──────── DATA TO PROCESS ────────

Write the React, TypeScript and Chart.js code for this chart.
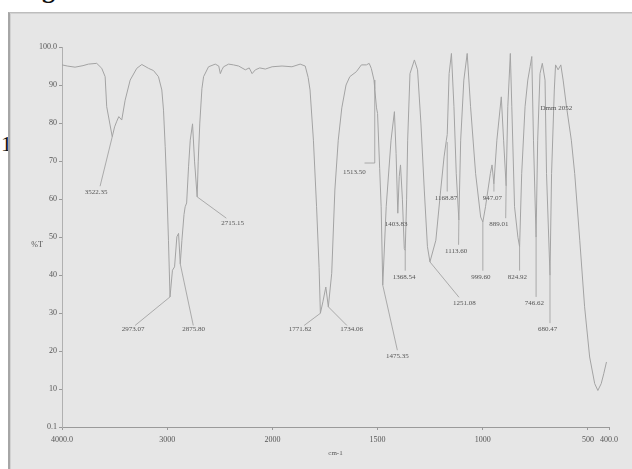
import React, { useEffect, useRef } from "react";
import { Chart, registerables } from "chart.js";

Chart.register(...registerables);

// ---- data ----
const wavenumbers = [
  4000, 3950, 3876, 3800, 3749, 3670, 3622, 3590, 3575, 3543, 3522.35, 3500, 3479, 3460, 3432, 3400, 3352, 3289, 3241, 3178,
  3130, 3083, 3051, 3035, 3019, 3003, 2988, 2973.07, 2950, 2930, 2908, 2892, 2875.8, 2860, 2840, 2829, 2815, 2797, 2781, 2759,
  2740, 2715.15, 2705, 2690, 2670, 2654, 2607, 2543, 2510, 2495, 2480, 2464, 2416, 2370, 2321, 2257, 2220, 2193, 2162, 2120,
  2067, 2003, 1954, 1907, 1868, 1844, 1830, 1821, 1805, 1790, 1778, 1771.82, 1760, 1746, 1734.06, 1718, 1703, 1687, 1670, 1650,
  1632, 1601, 1577, 1553, 1540, 1530, 1517, 1513.5, 1505, 1500, 1490, 1483, 1475.35, 1459, 1436, 1420, 1412, 1403.83, 1397, 1391,
  1382, 1373, 1368.54, 1362, 1357, 1346, 1325, 1310, 1294, 1278, 1263, 1251.08, 1223, 1200, 1184, 1173, 1168.87, 1160, 1149, 1137,
  1126, 1113.6, 1105, 1090, 1074, 1058, 1034, 1010, 999.6, 987, 964, 956, 947.07, 933, 912, 901, 889.01, 881, 869, 862,
  849, 833, 824.92, 815, 799, 786, 775, 767, 759, 746.62, 739, 728, 717, 704, 697, 680.47, 673, 660, 654, 642,
  629, 618, 602, 579, 563, 539, 516, 492, 468, 453, 437, 425, 412,
];
const transmittance = [
  95.3, 95.0, 94.7, 95.1, 95.5, 95.7, 94.4, 92.2, 84.3, 79.5, 76.4, 79.0, 80.5, 81.7, 80.8, 86, 91.3, 94.4, 95.4, 94.4,
  93.8, 92.2, 88.7, 83.4, 73.8, 62.4, 49.2, 34.3, 41.3, 42.2, 50.1, 51.0, 43, 49.2, 56, 58, 59, 68.5, 75.5, 79.8,
  70, 60.6, 70, 80, 89, 92.2, 94.8, 95.5, 95, 93.0, 94, 94.8, 95.5, 95.3, 95, 94, 94.5, 93, 94, 94.5,
  94.2, 94.8, 95, 94.8, 95.5, 95, 92, 88.7, 75.5, 58, 42, 30, 33, 36.9, 31.7, 40.5, 62.4, 75.5, 84, 90,
  92.2, 93.5, 95.3, 95.3, 95.7, 94.4, 91.3, 89, 84, 82.5, 68, 58, 37.4, 58, 75.5, 83, 72, 56.3, 66, 69,
  60, 47, 46.5, 60, 75.5, 93, 96.6, 94, 80, 62.4, 47.5, 43.5, 49.2, 62.4, 71.1, 75.5, 77, 93, 98.3, 84.3,
  66.7, 54.5, 75.5, 91.3, 98.3, 84.3, 66.7, 55.3, 54, 58, 66.7, 69, 64, 75.5, 86.9, 75.5, 63.5, 84.3, 98.3, 84.3,
  58, 50, 47.5, 66.7, 84.3, 91.3, 94.8, 97.5, 75.5, 50, 75.5, 93, 95.7, 91.3, 66.7, 40, 66.7, 88.7, 95.3, 94,
  95.3, 91.3, 84.3, 75.5, 66.7, 49.2, 31.7, 18.5, 11.5, 9.7, 11.5, 14.1, 17.2,
];

const xTickValues = [4000, 3000, 2000, 1500, 1000, 500, 400];
const xTickLabels = ["4000.0", "3000", "2000", "1500", "1000", "500", "400.0"];
const yTickValues = [0.1, 10, 20, 30, 40, 50, 60, 70, 80, 90, 100];
const yTickLabels = ["0.1", "10", "20", "30", "40", "50", "60", "70", "80", "90", "100.0"];

const peakLabels = [
  "3522.35", "2973.07", "2875.80", "2715.15", "1771.82", "1734.06", "1513.50", "1475.35", "1403.83", "1368.54",
  "1251.08", "1168.87", "1113.60", "999.60", "947.07", "889.01", "824.92", "746.62", "680.47",
];
const peakLabelW = [3676, 3324, 2748, 2378, 1868, 1623, 1610, 1406, 1412, 1374, 1088, 1175, 1127, 1009, 954, 923, 836, 755, 692];
const peakLabelT = [61.8, 25.8, 25.8, 53.7, 25.8, 25.8, 67.2, 18.7, 53.3, 39.5, 32.7, 60.3, 46.4, 39.5, 60.3, 53.3, 39.5, 32.7, 25.7];
const leaderW = [
  [3638, 3522.35], [3305, 2973.07], [2752, 2875.8], [2438, 2715.15], [1849, 1771.82], [1646, 1734.06],
  [1562, 1513.5, 1513.5], [1406, 1475.35], [], [1368.54, 1368.54], [1113, 1251.08], [1169, 1169], [1115, 1113.6],
  [999.6, 999.6], [947, 947], [891, 889], [825, 825], [746.6, 746.6], [680.5, 680.5],
];
const leaderT = [
  [63.4, 76.4], [26.8, 34.3], [26.8, 43], [55, 60.6], [26.8, 30], [26.8, 31.7],
  [69.5, 69.5, 89], [20.3, 37.4], [], [41.2, 46.5], [34.2, 43.5], [62, 75], [48, 54.5],
  [41.2, 54], [62, 64], [55, 63.5], [41.2, 47.5], [34.3, 50], [27.4, 40],
];
const noteText = "Dmm 2052";
const noteW = 650;
const noteT = 84;

// wavenumber -> position on the split axis (scale change at 2000 cm-1)
const toU = (w: number) => (w >= 2000 ? (4000 - w) / 2 : 1000 + (2000 - w));

const SERIF = "'Liberation Serif', 'Times New Roman', serif";

const annotationPlugin = {
  id: "irAnnotations",
  afterDatasetsDraw(chart: any) {
    const { ctx, scales, chartArea } = chart;
    const xs = scales.x;
    const ys = scales.y;
    const px = (w: number) => xs.getPixelForValue(toU(w));
    const py = (t: number) => ys.getPixelForValue(t);
    ctx.save();
    ctx.strokeStyle = "#9a9a9a";
    ctx.lineWidth = 0.8;
    leaderW.forEach((ws, i) => {
      if (ws.length < 2) return;
      ctx.beginPath();
      ws.forEach((w, j) => {
        const X = px(w);
        const Y = py(leaderT[i][j]);
        if (j === 0) ctx.moveTo(X, Y);
        else ctx.lineTo(X, Y);
      });
      ctx.stroke();
    });
    ctx.fillStyle = "#555";
    ctx.font = `7px ${SERIF}`;
    ctx.textAlign = "center";
    ctx.textBaseline = "middle";
    peakLabels.forEach((t, i) => {
      ctx.fillText(t, px(peakLabelW[i]), py(peakLabelT[i]));
    });
    ctx.fillText(noteText, px(noteW), py(noteT));
    // axis titles
    ctx.font = `8px ${SERIF}`;
    ctx.fillText("%T", chartArea.left - 25, (chartArea.top + chartArea.bottom) / 2 + 8);
    ctx.font = `7px ${SERIF}`;
    ctx.fillText("cm-1", (chartArea.left + chartArea.right) / 2, chartArea.bottom + 26);
    ctx.restore();
  },
};

export default function App() {
  const ref = useRef<HTMLCanvasElement | null>(null);
  useEffect(() => {
    if (!ref.current) return;
    const chart = new Chart(ref.current, {
      type: "line",
      data: {
        datasets: [
          {
            data: wavenumbers.map((w, i) => ({ x: toU(w), y: transmittance[i] })),
            borderColor: "#a3a3a3",
            borderWidth: 1,
            pointRadius: 0,
            tension: 0,
            fill: false,
          },
        ],
      },
      options: {
        animation: false,
        responsive: false,
        events: [],
        layout: { padding: { left: 22, top: 47, right: 23, bottom: 0 } },
        plugins: { legend: { display: false }, tooltip: { enabled: false }, title: { display: false } },
        scales: {
          x: {
            type: "linear",
            min: 0,
            max: toU(400),
            afterBuildTicks: (s: any) => {
              s.ticks = xTickValues.map((w) => ({ value: toU(w) }));
            },
            afterFit: (s: any) => {
              s.height = 42;
            },
            ticks: {
              autoSkip: false,
              maxRotation: 0,
              padding: 5,
              color: "#555",
              font: { family: SERIF, size: 8 },
              callback: (_v: any, i: number) => xTickLabels[i],
            },
            grid: { drawOnChartArea: false, drawTicks: true, tickLength: 3, color: "#9a9a9a" },
            border: { color: "#9a9a9a", width: 1 },
          },
          y: {
            type: "linear",
            min: 0.1,
            max: 100,
            afterBuildTicks: (s: any) => {
              s.ticks = yTickValues.map((v) => ({ value: v }));
            },
            afterFit: (s: any) => {
              s.width = 40;
            },
            ticks: {
              autoSkip: false,
              padding: 2,
              color: "#555",
              font: { family: SERIF, size: 8 },
              callback: (_v: any, i: number) => yTickLabels[i],
            },
            grid: { drawOnChartArea: false, drawTicks: true, tickLength: 3, color: "#9a9a9a" },
            border: { color: "#b0b0b0", width: 1 },
          },
        },
      },
      plugins: [annotationPlugin],
    } as any);
    return () => chart.destroy();
  }, []);

  return (
    <div
      style={{
        position: "fixed",
        left: 0,
        top: 0,
        width: 632,
        height: 469,
        background: "#fff",
        overflow: "hidden",
        filter: "blur(0.45px)",
      }}
    >
      <div
        style={{
          position: "absolute",
          left: 42,
          top: -23,
          fontFamily: SERIF,
          fontWeight: "bold",
          fontSize: 26,
          lineHeight: "26px",
          color: "#111",
        }}
      >
        g
      </div>
      <div
        style={{
          position: "absolute",
          left: 1,
          top: 133,
          fontFamily: SERIF,
          fontSize: 22,
          lineHeight: "22px",
          color: "#111",
        }}
      >
        1
      </div>
      <div
        style={{
          position: "absolute",
          left: 8,
          top: 12,
          width: 640,
          height: 480,
          background: "#e6e6e6",
          borderLeft: "2px solid #a6a6a6",
          borderTop: "1px solid #bdbdbd",
          boxShadow: "inset 1px 1px 0 #d2d2d2",
        }}
      />
      <canvas
        ref={ref}
        width={632}
        height={469}
        style={{ position: "absolute", left: 0, top: 0, width: 632, height: 469 }}
      />
    </div>
  );
}
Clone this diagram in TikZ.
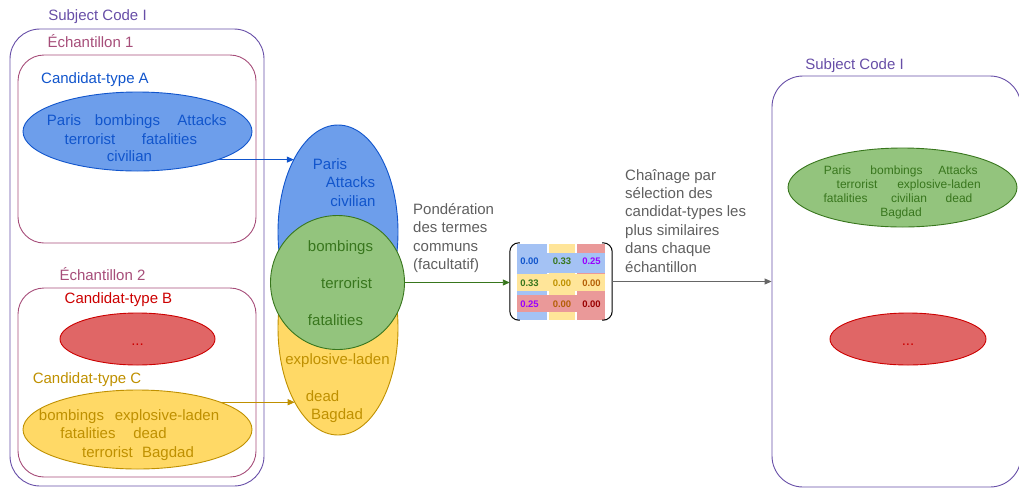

────────

• **TASK TO CARRY OUT**
Write out again exactly the lines from the start of the data above through the line containing "Chart.register(...registerables);", inclusive, excluding any pictures.

• **ANSWER BELOW**
Write the React, TypeScript and Chart.js code for this chart.
import React, { useEffect, useRef } from "react";
import { Chart, registerables } from "chart.js";

Chart.register(...registerables);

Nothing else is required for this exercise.